Oltre 850 civili sono stati uccisi nel solo mese di maggio in Burkina Faso, Mali e Niger da gruppi jihadisti affiliati allo Stato Islamico e ad al-Qaeda. A lanciare l’allarme è l’Acled (Armed Conflict Location and Event Data), un’organizzazione indipendente che monitora la violenza politica in tutto il mondo. Secondo l’analisi, rilanciata da Reuters, si tratta di una delle peggiori ondate di violenza nella storia recente del Sahel, che segna un drammatico salto rispetto ai circa 600 civili uccisi nei cinque mesi precedenti.
Gli attacchi registrati tra maggio e giugno rivelano un cambiamento di strategia da parte dei gruppi islamisti armati. Non più soltanto attentati o incursioni in zone rurali, ma vere e proprie battaglie contro le forze armate locali, spesso con esito favorevole per gli insorti. Il Gruppo di sostegno all’Islam e ai musulmani (Jnim), legato ad al-Qaeda, ha lanciato in Mali oltre una dozzina di assalti contro postazioni militari, rivendicando – nei propri comunicati – l’uccisione di oltre 400 soldati.

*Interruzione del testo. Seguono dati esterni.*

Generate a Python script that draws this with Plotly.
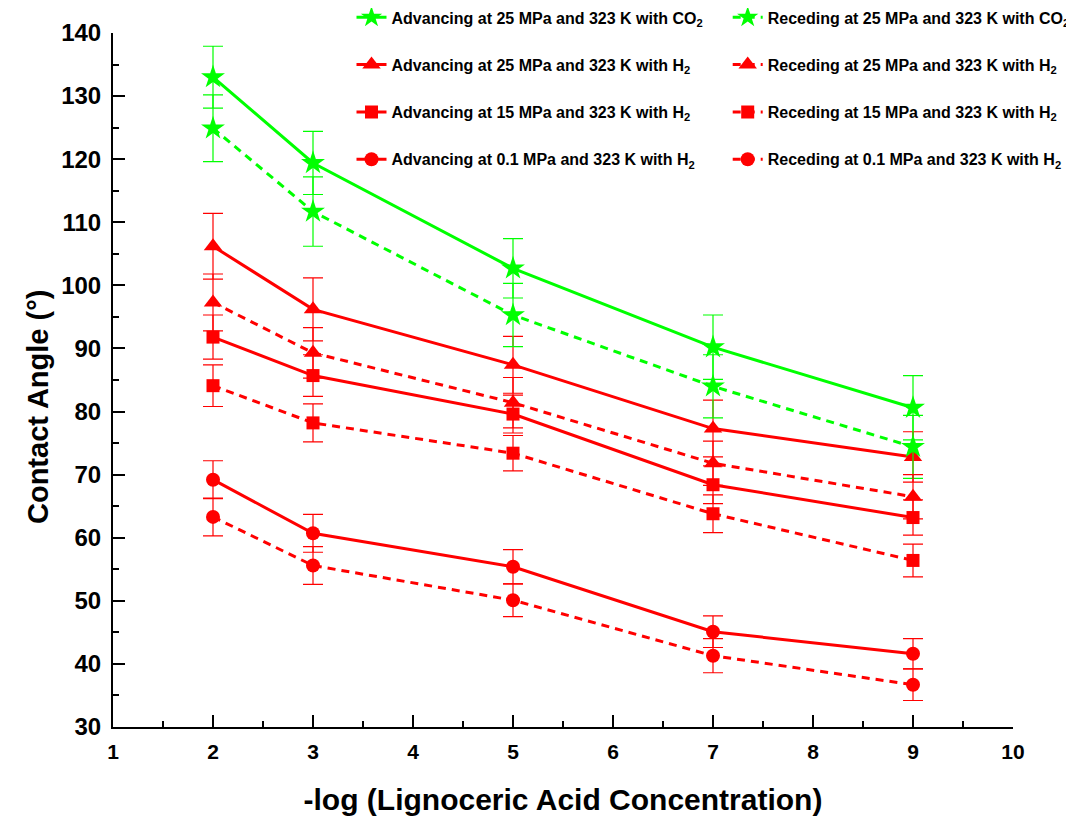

Sebbene le cifre non siano confermate, il silenzio della giunta militare maliana, che non ha fornito alcuna dichiarazione nemmeno dopo l’attacco del 1° giugno alla base di Boulkessi, lascia intendere la gravità della situazione.
Secondo gli analisti, il Jnim ha ormai superato la fase di guerriglia e mira al controllo di intere aree strategiche, in particolare attorno ai centri urbani, nel tentativo di accerchiare le capitali saheliane e instaurare amministrazioni parallele basate sulla Sharia. Il progetto è ambizioso: costruire uno Stato jihadista che si estenda dal Mali occidentale al Niger meridionale, fino al nord del Benin. A guidare il gruppo è Iyad Ag Ghaly, ex ribelle tuareg diventato jihadista negli anni Duemila, oggi ricercato dalla Corte penale internazionale per crimini di guerra e contro l’umanità.
Il jihadismo rialza la testa nel Sahel: a maggio oltre 850 civili uccisi da Isis e al-Qaeda
Il Jnim conta tra i 6.000 e gli 8.000 combattenti attivi e rappresenta oggi la principale forza jihadista dell’Africa occidentale. I suoi finanziamenti derivano da una fitta rete di attività illegali: rapimenti, traffico di bestiame, estorsioni, sfruttamento minerario e imposizione della zakat, una tassa di protezione applicata nei territori sotto il suo controllo. Rispetto ad altri gruppi estremisti, la versione di Sharia imposta dal Jnim appare meno brutale: niente lapidazioni o mutilazioni, ma un controllo sociale molto efficace, che in alcuni casi ha portato persino alla sedazione di conflitti interetnici, conquistando il consenso di parte della popolazione.
A maggio, i jihadisti hanno preso Djibo, capoluogo della provincia settentrionale del Burkina Faso con oltre 60.000 abitanti, e poco dopo anche Diapaga, nell’est del Paese. Secondo Heni Nsaibia, analista di Acled, a Djibo sarebbero state sequestrate munizioni per un valore di circa 3 milioni di dollari. Cruciale si è rivelata la capacità di reclutamento tra le comunità emarginate, in particolare tra i Fulani, pastori nomadi presenti in tutto il Sahel, spesso vittime di discriminazioni e violenze.
L’espansione del conflitto verso sud, fino al nord del Benin e al Togo, segnala un’evoluzione preoccupante. I Paesi costieri del Golfo di Guinea – finora relativamente al riparo dal conflitto – potrebbero presto diventare nuovo fronte caldo del jihadismo africano. Una minaccia crescente, che rischia di destabilizzare l’intera regione e che, secondo gli esperti, richiede una risposta internazionale più decisa e coordinata.